In general $\sigma \subseteq \sigma'$ will not be strict. You can indeed have $\sigma = \sigma'$ even though $\tau \subset \tau'$ strictly. The topology you considered, $\mathbb{R}_\ell$, is not necessarily the best to demonstrate this. Instead, consider the $K$-topology $\mathbb{R}_K$ on $\mathbb{R}$ which is also mentioned in Munkres. It has as basis all open intervals $(a, b)$ just like $\mathbb{R}_{st}$. But its basis also contains sets of the form $(a, b) - K$ where $K = \{\frac{1}{n} \in \mathbb{R} \ : n \in \mathbb{Z}_+\}$.

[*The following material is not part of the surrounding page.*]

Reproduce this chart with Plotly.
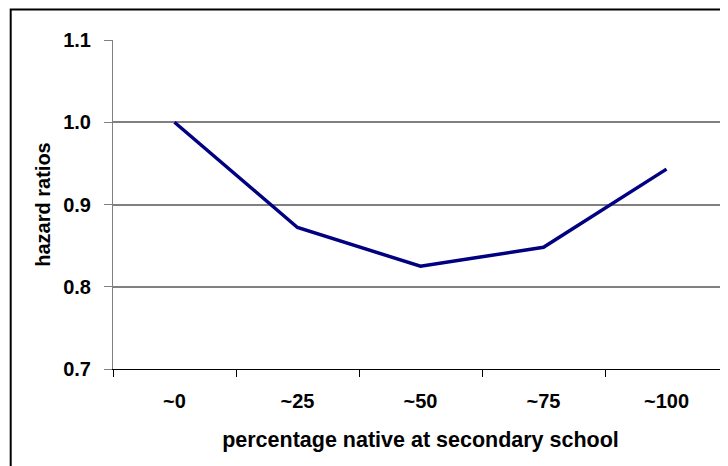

Note what is going on. The set $K$ only affects open intervals that overlap with $[0, 1]$. So informally the topology of $\mathbb{R}_K$ away from that region is exactly the same as $\mathbb{R}_{st}$. So if for example $Y = [6, 10]$ or any other subset that does not overlap with $[0, 1]$, its subspace topology under $\mathbb{R}_K$ will be the same as the subspace topology induced by the standard topology. For if you have a basis element of $\sigma'$ of the form $((a, b) - K) \cap Y$, then because $Y$ has no elements in common with $K$, we have $((a, b) - K) \cap Y = (a, b) \cap Y$. So basis elements of $\sigma'$ coincide with those of $\sigma$.